My situation has improved, but am I letting it improve my mindset, my attitude and my spirit?  Once something good happens, I need to take time to enjoy it – even if I am trying to enjoy something about being here.  For me, it starts with training my mind, and an awareness of what I am thinking about and what best serves me.  I have the power to stop a thought – if I know it is a negative one why would I let it grow by ruminating on it?  Why do that when I can instead focus on the positive changes I am making?  I can’t use being here as an excuse, although it is a pretty good one.
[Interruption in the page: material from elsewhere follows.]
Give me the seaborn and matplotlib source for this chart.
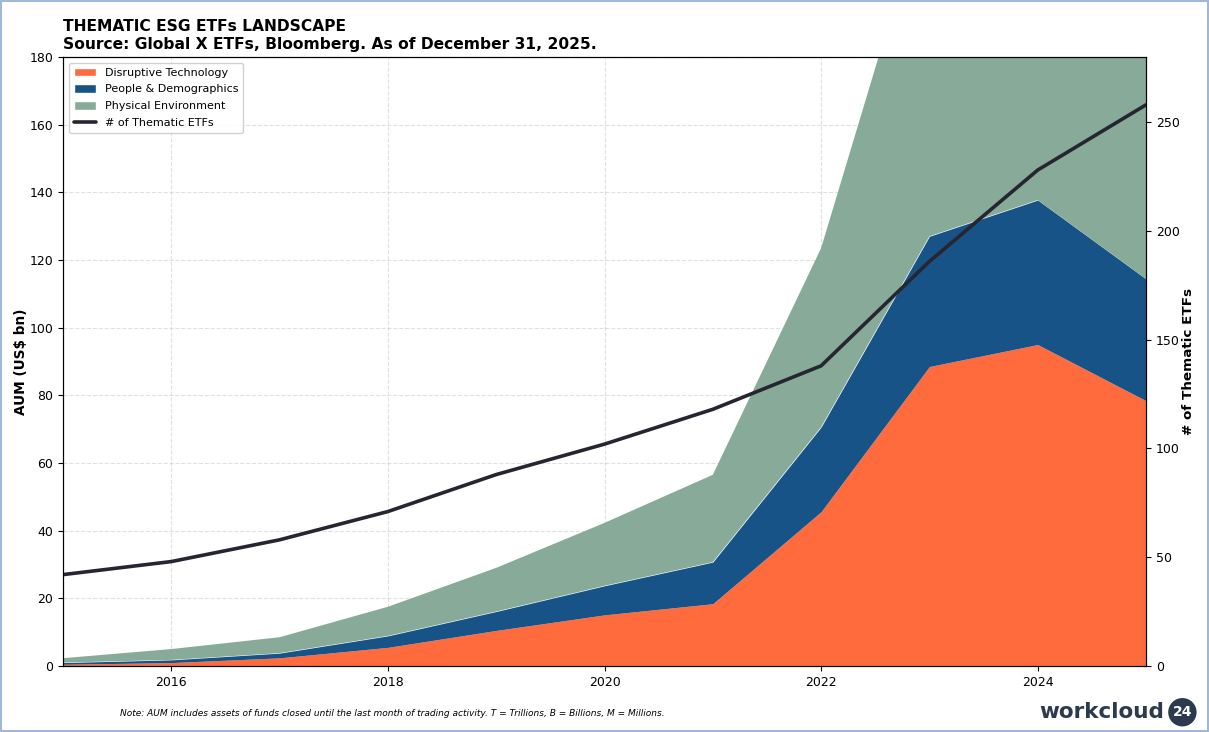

If on the first day here you showed me what things would look like today, I would have been pleasantly surprised, especially considering my quarantine living arrangement.  So as I sit here, I am focusing on more gratitude the best I can.  I also need more faith, because if things have improved this much since my arrival, what might the next three months, three years or three decades bring?  This is something I struggled with in my professional life at times.  White collar work doesn’t always allow for tangible wins.  Most projects take time and by the time they are complete there may not be something you can physically hold – it’s not a ‘maker’ industry.  I used to tell myself that in lieu of this I should try and move the needle every day.  Get something done, make forward progress.  But once I made a sale, it was immediately on to what was next.  Writing this, in this very moment, is a reminder to myself that I need to do the aforementioned in every way possible – I need to focus on moving the needle.  Am I doing that in terms of my decompression, my health, my working for a bright future, and my letting go of what is out of my control?  I cannot complete any of those tasks in one given moment, but I can contribute towards all of them in some meaningful way every single day.  Then after enough days of that, I get to walk out of here not broken down but instead with a sound mind and a lot of gratitude.